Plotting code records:
::::::
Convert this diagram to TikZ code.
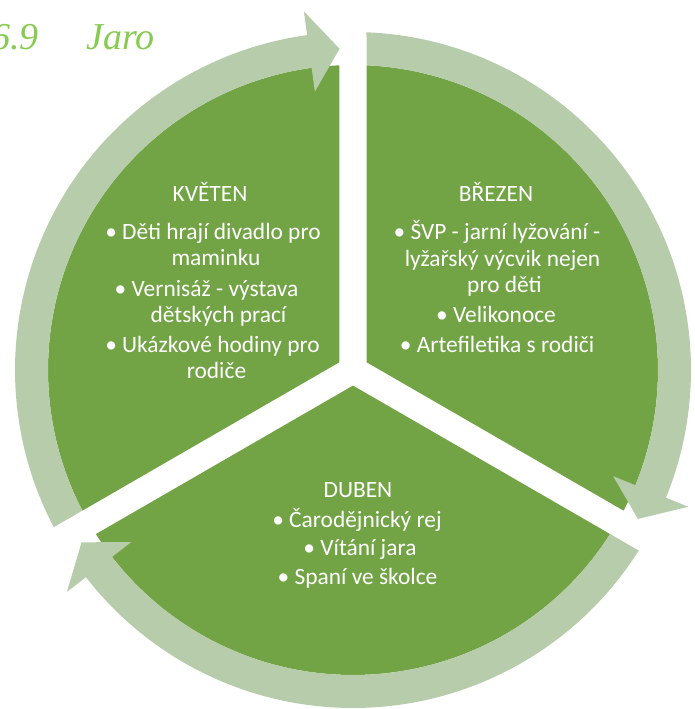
\documentclass[tikz,border=0pt]{standalone}
\usepackage{fontspec}
\newfontfamily\carlito{Carlito}
\newfontfamily\titlefont{Liberation Serif}
\definecolor{pgreen}{RGB}{114,164,70}
\definecolor{plight}{RGB}{183,204,171}
\definecolor{ptitle}{RGB}{135,203,80}
\newcommand\cyclearrow[2]{%
  \fill[ringarrow] ({#1-2.29}:338pt) arc[start angle={#1-2.29}, end angle={#2+7.8}, radius=338pt]
    -- ({#2+7.8}:362pt) -- ({#2+2.4}:321.5pt) -- ({#2+7.8}:281pt) -- ({#2+7.8}:305pt)
    arc[start angle={#2+7.8}, end angle={#1-2.54}, radius=305pt] -- cycle;}
\begin{document}
\begin{tikzpicture}[
  sector/.style={fill=pgreen},
  ringarrow/.style={fill=plight},
  lbl/.style={text=white, font=\carlito\fontsize{23.4}{28}\selectfont, anchor=base, inner sep=0pt},
  ttl/.style={text=ptitle, font=\titlefont\itshape\fontsize{38}{42}\selectfont, anchor=base west, inner sep=0pt}]
\useasboundingbox (-353pt,-339pt) rectangle (342pt,370pt);
% sectors
\fill[sector] (150:15.59pt) -- (92.54:305pt) arc[start angle=92.54, end angle=207.46, radius=305pt] -- cycle;
\fill[sector] (30:15.59pt) -- (-27.46:305pt) arc[start angle=-27.46, end angle=87.46, radius=305pt] -- cycle;
\fill[sector] (270:15.59pt) -- (212.54:305pt) arc[start angle=212.54, end angle=327.46, radius=305pt] -- cycle;
% circular arrows
\cyclearrow{210}{90}
\cyclearrow{90}{-30}
\cyclearrow{-30}{-150}
% title
\node[ttl] (title) at (-362pt,320pt) {\makebox[95pt][l]{6.9}Jaro};
% KVETEN
\node[lbl] (kt) at (-143pt,168pt) {KVĚTEN};
\node[lbl] (k1) at (-140pt,130pt) {• Děti hrají divadlo pro};
\node[lbl] (k2) at (-137pt,104pt) {maminku};
\node[lbl] (k3) at (-146.5pt,73pt) {• Vernisáž - výstava};
\node[lbl] (k4) at (-134.5pt,47pt) {dětských prací};
\node[lbl] (k5) at (-140.5pt,17pt) {• Ukázkové hodiny pro};
\node[lbl] (k6) at (-136.5pt,-9pt) {rodiče};
% BREZEN
\node[lbl] (bt) at (143pt,168pt) {BŘEZEN};
\node[lbl] (b1) at (144pt,130pt) {• ŠVP - jarní lyžování -};
\node[lbl] (b2) at (149.5pt,103.5pt) {lyžařský výcvik nejen};
\node[lbl] (b3) at (151.5pt,77pt) {pro děti};
\node[lbl] (b4) at (143pt,47pt) {• Velikonoce};
\node[lbl] (b5) at (144pt,17pt) {• Artefiletika s rodiči};
% DUBEN
\node[lbl] (dt) at (5pt,-127pt) {DUBEN};
\node[lbl] (d1) at (4pt,-157pt) {• Čarodějnický rej};
\node[lbl] (d2) at (7pt,-185pt) {• Vítání jara};
\node[lbl] (d3) at (4.5pt,-214pt) {• Spaní ve školce};
\end{tikzpicture}
\end{document}
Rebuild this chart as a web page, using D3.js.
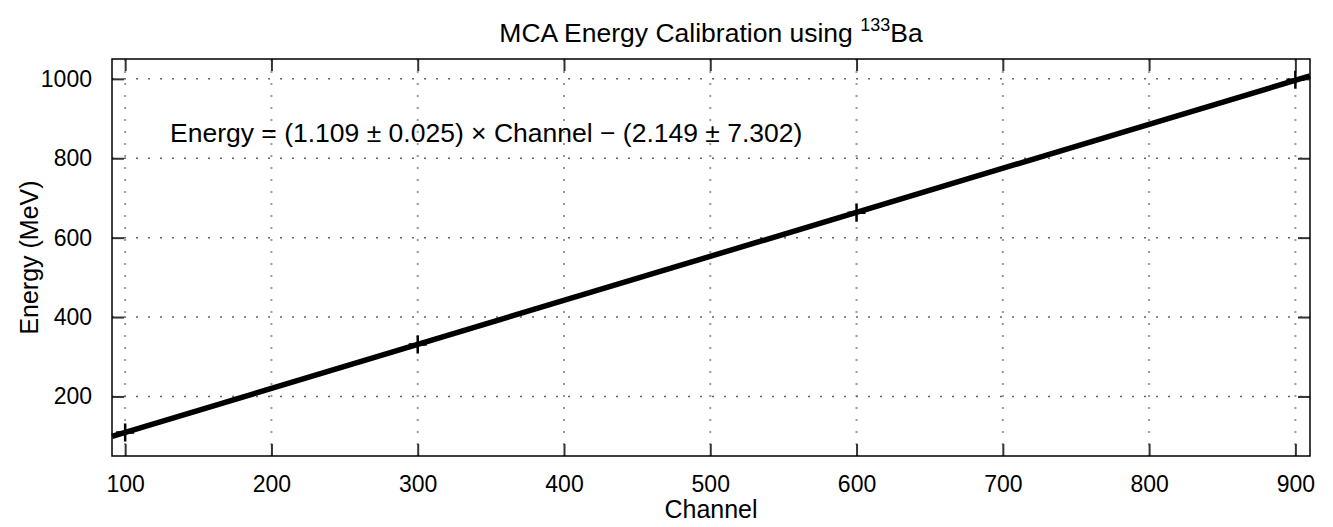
<!DOCTYPE html>
<html>
<head>
<meta charset="utf-8">
<script src="https://cdn.jsdelivr.net/npm/d3@7"></script>
<style>
  html, body { margin: 0; padding: 0; background: #fff; }
  text { font-family: "Liberation Sans", Arial, Helvetica, sans-serif; fill: #000; }
</style>
</head>
<body>
<svg id="chart" width="1333" height="527"></svg>
<script>
// measured calibration points
const channels = [100, 300, 600, 900];
const energies = [109, 331, 663, 998];

// fitted line, end points
const fitChannels = [91, 910];
const fitEnergies = [99.5, 1007.5];

const xTicks = [100, 200, 300, 400, 500, 600, 700, 800, 900];
const yTicks = [200, 400, 600, 800, 1000];

const svg = d3.select("#chart");
const width = +svg.attr("width");
const height = +svg.attr("height");
const margin = { top: 59, right: 23, bottom: 71, left: 112 };

const x = d3.scaleLinear().domain([91, 910]).range([margin.left, width - margin.right]);
const y = d3.scaleLinear().domain([50, 1050]).range([height - margin.bottom, margin.top]);

const plotW = width - margin.left - margin.right;
const plotH = height - margin.top - margin.bottom;

// grid lines
const grid = svg.append("g").attr("class", "grid");
grid.selectAll("line.gx")
  .data(xTicks)
  .join("line")
  .attr("class", "gx")
  .attr("x1", d => x(d)).attr("x2", d => x(d))
  .attr("y1", margin.top).attr("y2", margin.top + plotH)
  .attr("stroke", "#999")
  .attr("stroke-width", 2)
  .attr("stroke-dasharray", "2,10");

grid.selectAll("line.gy")
  .data(yTicks)
  .join("line")
  .attr("class", "gy")
  .attr("x1", margin.left).attr("x2", margin.left + plotW)
  .attr("y1", d => y(d)).attr("y2", d => y(d))
  .attr("stroke", "#666")
  .attr("stroke-width", 1.5)
  .attr("stroke-dasharray", "2,10");

// axes (ticks inward, on all four sides)
const tickLen = 12;
const xAxis = svg.append("g")
  .attr("transform", `translate(0,${margin.top + plotH})`)
  .call(d3.axisBottom(x).tickValues(xTicks).tickSize(-tickLen).tickPadding(tickLen + 8));
const xAxisTop = svg.append("g")
  .attr("transform", `translate(0,${margin.top})`)
  .call(d3.axisTop(x).tickValues(xTicks).tickSize(-tickLen).tickFormat(""));
const yAxis = svg.append("g")
  .attr("transform", `translate(${margin.left},0)`)
  .call(d3.axisLeft(y).tickValues(yTicks).tickSize(-tickLen).tickFormat(d3.format("d")).tickPadding(tickLen + 8));
const yAxisRight = svg.append("g")
  .attr("transform", `translate(${margin.left + plotW},0)`)
  .call(d3.axisRight(y).tickValues(yTicks).tickSize(-tickLen).tickFormat(""));

[xAxis, xAxisTop, yAxis, yAxisRight].forEach(a => {
  a.select(".domain").remove();
  a.selectAll(".tick line").attr("stroke", "#333").attr("stroke-width", 2);
  a.selectAll(".tick text").style("font-size", "23px");
});

// fit line
svg.append("path")
  .datum(fitChannels.map((c, i) => [c, fitEnergies[i]]))
  .attr("fill", "none")
  .attr("stroke", "#000")
  .attr("stroke-width", 5.5)
  .attr("d", d3.line().x(d => x(d[0])).y(d => y(d[1])));

// "+" markers
const mk = 9;
svg.append("g")
  .selectAll("path")
  .data(channels.map((c, i) => [c, energies[i]]))
  .join("path")
  .attr("d", d => {
    const px = x(d[0]), py = y(d[1]);
    return `M${px - mk},${py}H${px + mk}M${px},${py - mk}V${py + mk}`;
  })
  .attr("stroke", "#000")
  .attr("stroke-width", 2.5);

// frame
svg.append("rect")
  .attr("x", margin.left).attr("y", margin.top)
  .attr("width", plotW).attr("height", plotH)
  .attr("fill", "none")
  .attr("stroke", "#000")
  .attr("stroke-width", 1.5);

// fit annotation
svg.append("text")
  .attr("x", 170)
  .attr("y", 142)
  .style("font-size", "26.5px")
  .text("Energy = (1.109 \u00b1 0.025) \u00d7 Channel \u2212 (2.149 \u00b1 7.302)");

// title
const title = svg.append("text")
  .attr("x", margin.left + plotW / 2)
  .attr("y", 42)
  .attr("text-anchor", "middle")
  .style("font-size", "26.5px");
title.append("tspan").text("MCA Energy Calibration using ");
title.append("tspan").attr("dy", -11).style("font-size", "18px").text("133");
title.append("tspan").attr("dy", 11).text("Ba");

// axis labels
svg.append("text")
  .attr("x", margin.left + plotW / 2)
  .attr("y", 518)
  .attr("text-anchor", "middle")
  .style("font-size", "25px")
  .text("Channel");

svg.append("text")
  .attr("transform", `translate(38,${margin.top + plotH / 2}) rotate(-90)`)
  .attr("text-anchor", "middle")
  .style("font-size", "25px")
  .text("Energy (MeV)");
</script>
</body>
</html>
::::::
* **What is needed**:
Write down exactly what the lines above say, from the line holding "Rebuild this chart" through the line holding "const fitEnergies = [99.5, 1007.5];", and nothing more. Do not copy the pictures.

* **Exercise answer**:
Rebuild this chart as a web page, using D3.js.
<!DOCTYPE html>
<html>
<head>
<meta charset="utf-8">
<script src="https://cdn.jsdelivr.net/npm/d3@7"></script>
<style>
  html, body { margin: 0; padding: 0; background: #fff; }
  text { font-family: "Liberation Sans", Arial, Helvetica, sans-serif; fill: #000; }
</style>
</head>
<body>
<svg id="chart" width="1333" height="527"></svg>
<script>
// measured calibration points
const channels = [100, 300, 600, 900];
const energies = [109, 331, 663, 998];

// fitted line, end points
const fitChannels = [91, 910];
const fitEnergies = [99.5, 1007.5];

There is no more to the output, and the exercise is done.